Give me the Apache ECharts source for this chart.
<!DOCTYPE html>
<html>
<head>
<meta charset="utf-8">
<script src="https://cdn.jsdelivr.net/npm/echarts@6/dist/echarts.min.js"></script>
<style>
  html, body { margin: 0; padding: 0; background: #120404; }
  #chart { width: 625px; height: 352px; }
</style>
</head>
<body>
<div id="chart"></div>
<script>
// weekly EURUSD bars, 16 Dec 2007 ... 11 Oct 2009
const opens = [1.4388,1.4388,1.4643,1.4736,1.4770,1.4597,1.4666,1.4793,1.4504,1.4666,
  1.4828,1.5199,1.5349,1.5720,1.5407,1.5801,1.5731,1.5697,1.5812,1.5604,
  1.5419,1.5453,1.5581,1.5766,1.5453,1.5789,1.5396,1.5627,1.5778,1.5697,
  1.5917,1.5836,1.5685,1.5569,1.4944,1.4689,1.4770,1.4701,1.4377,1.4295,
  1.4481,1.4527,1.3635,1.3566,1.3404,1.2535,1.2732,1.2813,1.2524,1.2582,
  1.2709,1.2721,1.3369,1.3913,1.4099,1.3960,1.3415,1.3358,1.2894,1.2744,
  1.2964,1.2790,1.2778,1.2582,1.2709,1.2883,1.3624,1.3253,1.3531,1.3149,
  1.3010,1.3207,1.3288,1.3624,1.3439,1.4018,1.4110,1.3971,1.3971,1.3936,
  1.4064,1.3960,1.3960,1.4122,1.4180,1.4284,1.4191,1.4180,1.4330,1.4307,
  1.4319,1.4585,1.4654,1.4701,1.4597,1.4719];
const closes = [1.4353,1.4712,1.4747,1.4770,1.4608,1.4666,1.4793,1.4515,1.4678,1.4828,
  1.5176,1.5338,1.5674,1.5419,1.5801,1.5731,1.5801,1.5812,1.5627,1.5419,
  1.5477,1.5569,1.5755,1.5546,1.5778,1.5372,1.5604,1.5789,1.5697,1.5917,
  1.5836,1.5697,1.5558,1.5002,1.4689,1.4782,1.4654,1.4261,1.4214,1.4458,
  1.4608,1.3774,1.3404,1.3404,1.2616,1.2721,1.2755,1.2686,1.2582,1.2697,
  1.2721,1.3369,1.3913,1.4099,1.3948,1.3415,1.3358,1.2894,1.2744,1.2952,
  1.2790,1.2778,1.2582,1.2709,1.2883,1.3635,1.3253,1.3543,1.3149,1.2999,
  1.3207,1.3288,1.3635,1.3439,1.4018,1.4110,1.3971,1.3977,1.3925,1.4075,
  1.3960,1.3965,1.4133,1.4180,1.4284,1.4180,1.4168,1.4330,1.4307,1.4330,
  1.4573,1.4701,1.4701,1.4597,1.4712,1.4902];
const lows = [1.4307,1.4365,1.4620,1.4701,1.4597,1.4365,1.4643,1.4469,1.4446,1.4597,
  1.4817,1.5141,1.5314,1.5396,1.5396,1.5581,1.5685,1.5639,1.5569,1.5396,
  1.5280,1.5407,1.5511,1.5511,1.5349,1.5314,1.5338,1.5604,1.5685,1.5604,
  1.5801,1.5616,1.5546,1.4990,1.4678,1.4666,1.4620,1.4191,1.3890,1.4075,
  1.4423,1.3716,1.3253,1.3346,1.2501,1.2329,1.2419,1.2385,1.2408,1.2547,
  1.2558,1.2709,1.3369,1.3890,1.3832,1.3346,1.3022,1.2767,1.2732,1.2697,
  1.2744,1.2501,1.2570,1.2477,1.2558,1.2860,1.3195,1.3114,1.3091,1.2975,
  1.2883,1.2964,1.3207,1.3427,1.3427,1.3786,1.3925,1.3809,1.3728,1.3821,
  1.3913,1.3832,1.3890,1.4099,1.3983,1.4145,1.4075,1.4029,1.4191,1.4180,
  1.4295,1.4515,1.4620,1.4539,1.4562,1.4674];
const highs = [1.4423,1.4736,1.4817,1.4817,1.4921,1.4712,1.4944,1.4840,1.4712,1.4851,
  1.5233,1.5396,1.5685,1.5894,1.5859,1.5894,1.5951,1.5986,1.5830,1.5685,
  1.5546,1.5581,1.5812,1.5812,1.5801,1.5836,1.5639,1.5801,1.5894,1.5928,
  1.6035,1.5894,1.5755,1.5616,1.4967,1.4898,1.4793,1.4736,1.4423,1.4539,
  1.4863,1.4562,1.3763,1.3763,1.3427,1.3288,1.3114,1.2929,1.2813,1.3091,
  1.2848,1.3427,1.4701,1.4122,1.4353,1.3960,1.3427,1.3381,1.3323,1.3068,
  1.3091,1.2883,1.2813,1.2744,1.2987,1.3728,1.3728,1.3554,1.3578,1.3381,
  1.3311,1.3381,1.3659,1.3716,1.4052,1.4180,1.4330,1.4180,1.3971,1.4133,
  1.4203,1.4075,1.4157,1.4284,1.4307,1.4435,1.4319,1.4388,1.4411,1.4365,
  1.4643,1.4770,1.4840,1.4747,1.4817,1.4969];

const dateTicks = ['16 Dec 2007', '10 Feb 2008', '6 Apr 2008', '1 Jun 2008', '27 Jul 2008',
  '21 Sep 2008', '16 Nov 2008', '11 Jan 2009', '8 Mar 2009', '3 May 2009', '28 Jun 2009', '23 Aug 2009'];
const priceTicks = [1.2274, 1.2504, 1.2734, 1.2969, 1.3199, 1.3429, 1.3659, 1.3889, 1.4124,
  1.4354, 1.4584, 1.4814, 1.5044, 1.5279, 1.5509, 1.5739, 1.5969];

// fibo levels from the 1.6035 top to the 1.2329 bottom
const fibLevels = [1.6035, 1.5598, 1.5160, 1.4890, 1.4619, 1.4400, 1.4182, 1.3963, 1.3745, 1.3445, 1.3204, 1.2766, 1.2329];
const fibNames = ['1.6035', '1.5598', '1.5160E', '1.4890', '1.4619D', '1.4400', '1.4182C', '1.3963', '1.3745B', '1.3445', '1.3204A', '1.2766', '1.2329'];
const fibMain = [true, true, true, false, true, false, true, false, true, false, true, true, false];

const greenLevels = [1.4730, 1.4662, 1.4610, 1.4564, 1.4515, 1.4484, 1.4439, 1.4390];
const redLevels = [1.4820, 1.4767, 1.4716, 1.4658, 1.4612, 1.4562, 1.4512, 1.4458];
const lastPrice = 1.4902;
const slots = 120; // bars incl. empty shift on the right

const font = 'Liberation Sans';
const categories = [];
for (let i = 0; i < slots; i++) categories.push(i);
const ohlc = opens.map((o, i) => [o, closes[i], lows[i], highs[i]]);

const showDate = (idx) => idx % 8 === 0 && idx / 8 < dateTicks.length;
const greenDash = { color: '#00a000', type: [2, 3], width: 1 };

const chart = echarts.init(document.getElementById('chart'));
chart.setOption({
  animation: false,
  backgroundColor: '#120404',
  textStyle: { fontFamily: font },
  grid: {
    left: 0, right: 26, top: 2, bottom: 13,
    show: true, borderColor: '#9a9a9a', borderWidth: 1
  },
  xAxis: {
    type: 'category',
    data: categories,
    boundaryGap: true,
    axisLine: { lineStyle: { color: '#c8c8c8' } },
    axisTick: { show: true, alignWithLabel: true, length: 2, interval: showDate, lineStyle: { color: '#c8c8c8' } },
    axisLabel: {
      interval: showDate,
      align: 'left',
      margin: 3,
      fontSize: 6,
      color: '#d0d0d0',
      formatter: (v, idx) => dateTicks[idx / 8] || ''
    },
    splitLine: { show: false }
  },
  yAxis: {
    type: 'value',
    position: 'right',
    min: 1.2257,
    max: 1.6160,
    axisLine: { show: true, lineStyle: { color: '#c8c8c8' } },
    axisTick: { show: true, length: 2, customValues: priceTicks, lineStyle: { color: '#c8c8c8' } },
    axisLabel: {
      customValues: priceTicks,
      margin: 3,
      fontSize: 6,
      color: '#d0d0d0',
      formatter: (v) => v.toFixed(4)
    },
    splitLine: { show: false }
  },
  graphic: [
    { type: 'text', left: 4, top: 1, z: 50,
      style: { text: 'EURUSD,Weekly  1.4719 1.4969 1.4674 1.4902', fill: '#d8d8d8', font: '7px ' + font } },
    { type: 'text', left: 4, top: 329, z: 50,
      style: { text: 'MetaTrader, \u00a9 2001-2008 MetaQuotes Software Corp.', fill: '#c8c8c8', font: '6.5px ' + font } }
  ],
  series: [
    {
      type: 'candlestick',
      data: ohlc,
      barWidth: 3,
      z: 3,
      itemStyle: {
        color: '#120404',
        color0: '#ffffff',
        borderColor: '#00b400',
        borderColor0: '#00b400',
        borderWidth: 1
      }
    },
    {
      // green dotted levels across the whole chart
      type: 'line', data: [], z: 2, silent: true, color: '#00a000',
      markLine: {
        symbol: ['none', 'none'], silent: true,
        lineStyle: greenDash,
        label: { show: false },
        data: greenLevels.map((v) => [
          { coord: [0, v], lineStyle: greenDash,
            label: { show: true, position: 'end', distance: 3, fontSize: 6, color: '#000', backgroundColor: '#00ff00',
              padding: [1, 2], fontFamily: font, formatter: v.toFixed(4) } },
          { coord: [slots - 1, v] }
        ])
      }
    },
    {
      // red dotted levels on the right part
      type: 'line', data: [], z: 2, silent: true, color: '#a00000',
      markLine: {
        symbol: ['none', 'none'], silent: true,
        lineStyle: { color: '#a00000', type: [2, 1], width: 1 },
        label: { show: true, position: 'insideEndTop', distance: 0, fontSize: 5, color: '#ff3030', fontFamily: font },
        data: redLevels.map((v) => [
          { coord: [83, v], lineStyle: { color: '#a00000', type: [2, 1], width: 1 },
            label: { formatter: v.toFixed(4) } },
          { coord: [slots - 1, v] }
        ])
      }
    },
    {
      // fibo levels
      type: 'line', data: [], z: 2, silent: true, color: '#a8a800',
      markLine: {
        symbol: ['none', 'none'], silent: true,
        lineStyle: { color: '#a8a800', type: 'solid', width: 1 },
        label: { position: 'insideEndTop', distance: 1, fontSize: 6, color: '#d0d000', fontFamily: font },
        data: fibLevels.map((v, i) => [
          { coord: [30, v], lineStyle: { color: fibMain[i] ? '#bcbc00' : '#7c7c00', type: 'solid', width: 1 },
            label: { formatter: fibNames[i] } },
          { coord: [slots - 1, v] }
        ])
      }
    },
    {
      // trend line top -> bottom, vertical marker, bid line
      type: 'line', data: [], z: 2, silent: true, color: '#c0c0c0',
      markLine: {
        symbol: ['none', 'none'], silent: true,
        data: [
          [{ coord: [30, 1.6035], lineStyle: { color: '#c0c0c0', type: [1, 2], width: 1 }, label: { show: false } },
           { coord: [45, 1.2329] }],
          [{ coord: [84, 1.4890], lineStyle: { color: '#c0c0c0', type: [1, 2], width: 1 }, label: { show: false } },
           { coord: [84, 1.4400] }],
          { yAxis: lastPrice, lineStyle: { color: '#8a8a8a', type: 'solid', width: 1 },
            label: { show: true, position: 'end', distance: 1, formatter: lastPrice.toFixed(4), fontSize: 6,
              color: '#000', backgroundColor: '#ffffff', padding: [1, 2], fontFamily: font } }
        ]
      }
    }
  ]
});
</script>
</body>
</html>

* * *

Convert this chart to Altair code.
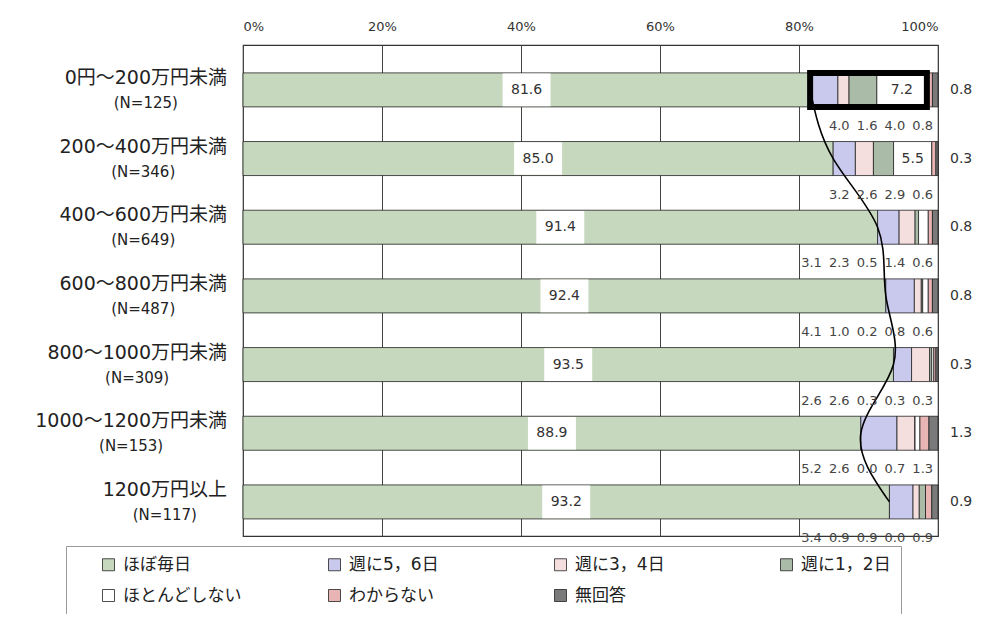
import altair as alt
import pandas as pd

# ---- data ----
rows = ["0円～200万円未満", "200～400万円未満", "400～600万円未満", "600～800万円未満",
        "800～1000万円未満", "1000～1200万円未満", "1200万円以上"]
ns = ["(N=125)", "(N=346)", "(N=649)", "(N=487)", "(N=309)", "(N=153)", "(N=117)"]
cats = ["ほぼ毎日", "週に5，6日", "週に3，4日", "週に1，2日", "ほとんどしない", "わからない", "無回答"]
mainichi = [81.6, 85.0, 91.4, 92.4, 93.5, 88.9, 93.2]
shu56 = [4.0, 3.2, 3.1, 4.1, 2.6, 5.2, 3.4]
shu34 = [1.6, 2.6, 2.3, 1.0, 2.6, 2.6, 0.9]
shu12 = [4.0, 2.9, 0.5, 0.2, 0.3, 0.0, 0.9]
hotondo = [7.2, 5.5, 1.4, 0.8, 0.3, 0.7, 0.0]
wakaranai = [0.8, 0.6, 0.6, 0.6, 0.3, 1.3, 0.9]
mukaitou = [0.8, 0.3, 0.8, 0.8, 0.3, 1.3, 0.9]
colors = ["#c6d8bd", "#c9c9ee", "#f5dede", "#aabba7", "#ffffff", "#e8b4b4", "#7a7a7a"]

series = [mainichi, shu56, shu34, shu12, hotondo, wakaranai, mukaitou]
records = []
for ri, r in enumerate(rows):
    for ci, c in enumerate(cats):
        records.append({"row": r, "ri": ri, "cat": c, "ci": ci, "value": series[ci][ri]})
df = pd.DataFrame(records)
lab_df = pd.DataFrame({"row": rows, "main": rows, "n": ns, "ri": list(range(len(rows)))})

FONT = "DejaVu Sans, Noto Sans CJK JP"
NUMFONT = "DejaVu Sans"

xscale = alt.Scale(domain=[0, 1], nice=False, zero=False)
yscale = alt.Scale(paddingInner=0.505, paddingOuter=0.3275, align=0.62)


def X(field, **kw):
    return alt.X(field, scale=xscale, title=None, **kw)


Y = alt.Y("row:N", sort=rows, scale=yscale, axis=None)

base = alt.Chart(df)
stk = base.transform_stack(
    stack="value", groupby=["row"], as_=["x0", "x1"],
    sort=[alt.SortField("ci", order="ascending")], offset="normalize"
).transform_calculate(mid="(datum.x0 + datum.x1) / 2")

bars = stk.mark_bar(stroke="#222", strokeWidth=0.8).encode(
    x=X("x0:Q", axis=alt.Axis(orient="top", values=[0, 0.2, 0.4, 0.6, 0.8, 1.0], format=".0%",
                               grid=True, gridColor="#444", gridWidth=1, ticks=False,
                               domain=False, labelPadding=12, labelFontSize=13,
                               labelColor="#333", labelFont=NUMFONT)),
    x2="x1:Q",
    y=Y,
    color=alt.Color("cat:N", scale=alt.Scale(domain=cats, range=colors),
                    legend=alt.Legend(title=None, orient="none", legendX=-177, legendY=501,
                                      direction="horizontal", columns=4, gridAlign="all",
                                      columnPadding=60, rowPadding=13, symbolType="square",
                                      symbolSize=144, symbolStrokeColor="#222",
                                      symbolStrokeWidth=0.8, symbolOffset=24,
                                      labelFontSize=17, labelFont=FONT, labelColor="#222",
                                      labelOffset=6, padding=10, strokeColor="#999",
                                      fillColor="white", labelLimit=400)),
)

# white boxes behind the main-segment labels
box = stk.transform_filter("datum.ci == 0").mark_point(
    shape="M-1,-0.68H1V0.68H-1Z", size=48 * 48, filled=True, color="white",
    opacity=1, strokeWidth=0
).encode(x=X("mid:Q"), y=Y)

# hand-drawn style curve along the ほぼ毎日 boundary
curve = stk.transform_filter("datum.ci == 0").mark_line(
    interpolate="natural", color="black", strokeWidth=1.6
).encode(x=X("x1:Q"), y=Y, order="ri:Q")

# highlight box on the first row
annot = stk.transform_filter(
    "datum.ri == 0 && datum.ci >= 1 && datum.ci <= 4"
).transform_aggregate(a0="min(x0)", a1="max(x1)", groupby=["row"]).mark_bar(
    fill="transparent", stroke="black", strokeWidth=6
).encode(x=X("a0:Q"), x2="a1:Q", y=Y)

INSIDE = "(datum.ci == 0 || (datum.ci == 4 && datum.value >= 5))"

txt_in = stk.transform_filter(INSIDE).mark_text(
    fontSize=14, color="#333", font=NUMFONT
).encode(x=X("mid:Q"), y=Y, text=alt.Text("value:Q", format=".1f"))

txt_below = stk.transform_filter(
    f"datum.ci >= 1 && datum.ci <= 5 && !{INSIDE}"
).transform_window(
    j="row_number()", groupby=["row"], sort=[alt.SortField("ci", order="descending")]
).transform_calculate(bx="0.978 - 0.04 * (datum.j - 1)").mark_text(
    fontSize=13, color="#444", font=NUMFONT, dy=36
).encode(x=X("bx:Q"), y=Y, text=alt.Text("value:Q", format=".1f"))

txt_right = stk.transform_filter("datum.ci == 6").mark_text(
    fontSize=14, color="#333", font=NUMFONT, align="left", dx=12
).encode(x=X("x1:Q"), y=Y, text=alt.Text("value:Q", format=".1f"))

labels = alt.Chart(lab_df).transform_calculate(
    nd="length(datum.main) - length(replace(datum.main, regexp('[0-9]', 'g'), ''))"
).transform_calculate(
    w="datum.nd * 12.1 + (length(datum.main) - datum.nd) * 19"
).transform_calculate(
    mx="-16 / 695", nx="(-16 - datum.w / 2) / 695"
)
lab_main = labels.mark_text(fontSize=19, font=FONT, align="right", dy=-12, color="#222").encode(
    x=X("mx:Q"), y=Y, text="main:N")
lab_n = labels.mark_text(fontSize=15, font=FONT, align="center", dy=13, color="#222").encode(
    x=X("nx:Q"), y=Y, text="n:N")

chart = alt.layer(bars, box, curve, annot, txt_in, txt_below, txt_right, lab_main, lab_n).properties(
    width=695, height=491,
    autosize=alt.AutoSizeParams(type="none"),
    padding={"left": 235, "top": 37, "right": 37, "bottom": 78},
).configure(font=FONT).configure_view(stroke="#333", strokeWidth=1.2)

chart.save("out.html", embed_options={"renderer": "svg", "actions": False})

Problem to work on. Keep to the lines between the line with "Convert this chart to Altair code." and the line with "import pandas as pd", inclusive, and transcribe them without pictures.

Solved problem.
Convert this chart to Altair code.
import altair as alt
import pandas as pd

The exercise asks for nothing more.